Num desses quadros, conheci Gabriel, brasileiro, goiano, que estava num desses lugares, a Ucrânia, a atual guerra mais veiculada do planeta, vivendo sobre a condição de diversos imigrantes que se colocam a trilhar realidades diversas, contextos, vivendo sua caminhada sobre um solo como tantos, com suas belezas e falácias, mas vivendo, o dia a dia, entre o cotidiano natural de qualquer lugar nesse mundo, e que uma hora para outra, teve que decidir partir e deixar tudo, sentimentos, amores, segurança, até mesmo a própria crença de acreditar no que não era visível, a guerra. Deixar sua vida abaixo de bombardeios, do medo que invade qualquer ser nesses momentos, sobre o desespero de muitos que estavam no mesmo contexto. E pior, era possível ter evitado tudo isso, pois ele não foi comunicado pelo seu país pátrio, o Brasil, através da embaixada. Não, não havia e-mail, não havia ligação, mensagem, não havia se quer um apelo de – salvem-se! enquanto outros países estavam fazendo isso pelos seus cidadãos. Assim que Gabriel se sentiu, solto, só. Só numa fuga que travou entre caminhadas, entre caronas, entre encontro com uma amiga, e aventuras arriscadas nas estradas assoladas pela guerrilha.

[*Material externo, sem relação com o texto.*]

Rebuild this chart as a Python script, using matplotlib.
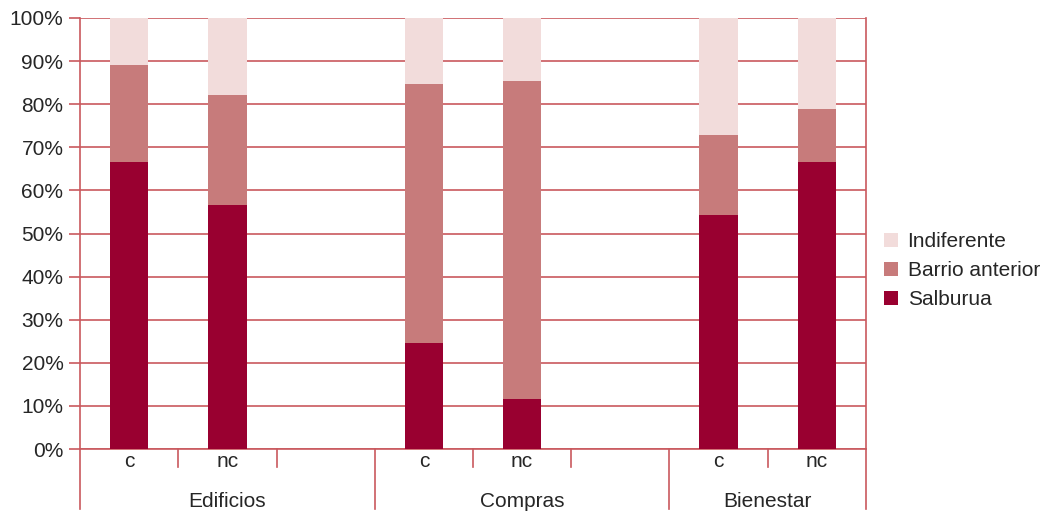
import matplotlib
matplotlib.use('Agg')
import matplotlib.pyplot as plt
from matplotlib.ticker import PercentFormatter

plt.rcParams['font.family'] = ['Liberation Sans', 'DejaVu Sans']

# data (percent of answers)
groups = ['Edificios', 'Compras', 'Bienestar']
sub_labels = ['c', 'nc']
# slot index of each bar (8 slots, third slot of first two groups is empty)
slots = [0, 1, 3, 4, 6, 7]
group_slots = [(0, 3), (3, 6), (6, 8)]

salburua = [66.5, 56.7, 24.7, 11.7, 54.4, 66.5]
barrio = [22.5, 25.5, 60.1, 73.6, 18.5, 12.3]
indiferente = [11.0, 17.8, 15.2, 14.7, 27.1, 21.2]

c_salb = '#990030'
c_barrio = '#C77B7B'
c_indif = '#F2DCDB'
c_line = '#C9595E'
c_text = '#262626'

fig = plt.figure(figsize=(10.45, 5.11), dpi=100)
ax = fig.add_axes([0.0766, 0.1213, 0.752, 0.8435])

x = [s + 0.5 for s in slots]
w = 0.39
bottom2 = [a + b for a, b in zip(salburua, barrio)]
b1 = ax.bar(x, salburua, w, color=c_salb, zorder=3, label='Salburua')
b2 = ax.bar(x, barrio, w, bottom=salburua, color=c_barrio, zorder=3, label='Barrio anterior')
b3 = ax.bar(x, indiferente, w, bottom=bottom2, color=c_indif, zorder=3, label='Indiferente')

ax.set_xlim(0, 8)
ax.set_ylim(0, 100)
ax.set_yticks(range(0, 101, 10))
ax.yaxis.set_major_formatter(PercentFormatter(decimals=0))
ax.grid(axis='y', color=c_line, linewidth=1.2, zorder=0)
ax.tick_params(axis='y', colors=c_line, length=8, width=1.2, labelcolor=c_text,
               labelsize=15, pad=4)

ax.set_xticks(x)
ax.set_xticklabels(sub_labels * len(groups))
ax.tick_params(axis='x', length=0, labelsize=15, labelcolor=c_text, pad=2)

ax.spines['top'].set_visible(False)
for side in ['left', 'right', 'bottom']:
    ax.spines[side].set_color(c_line)
    ax.spines[side].set_linewidth(1.2)

tr = ax.get_xaxis_transform()
# minor separators between sub categories
for a, b in group_slots:
    for s in range(a + 1, b):
        ax.plot([s, s], [0, -0.042], transform=tr, color=c_line, lw=1.2, clip_on=False)
# group separators
edges = sorted(set([a for a, b in group_slots] + [b for a, b in group_slots]))
for e in edges:
    ax.plot([e, e], [0, -0.139], transform=tr, color=c_line, lw=1.2, clip_on=False)
for g, (a, b) in zip(groups, group_slots):
    ax.text((a + b) / 2, -0.122, g, transform=tr, ha='center', va='center',
            fontsize=15, color=c_text)

fig.legend(handles=[b3, b2, b1], loc='center left', bbox_to_anchor=(0.828, 0.47),
           frameon=False, fontsize=15, handlelength=0.68, handleheight=0.68,
           handletextpad=0.45, labelspacing=0.48, labelcolor=c_text)

fig.savefig('out.png', dpi=100)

Essa história foi uma das muitas que milhares, centenas de pessoas viveram e estão, nesse exato momento, vivendo, na Ucrânia e em outras tantas localidades, em solos que estão sobre os bombardeios, essas pessoas, todas elas tem sua história revirada, traçada por um episódio nunca mais esquecido, seja pelas perdas humana, seja pelas perdas matérias, seja pela história dilacerante que irão contar e reviver a cada lembrança. Essa história que ficará entre um dos silêncios mais ensurdecedores já ouvidos – o que corrói e aniquila o ser – o SILÊNCIO DA GUERRA.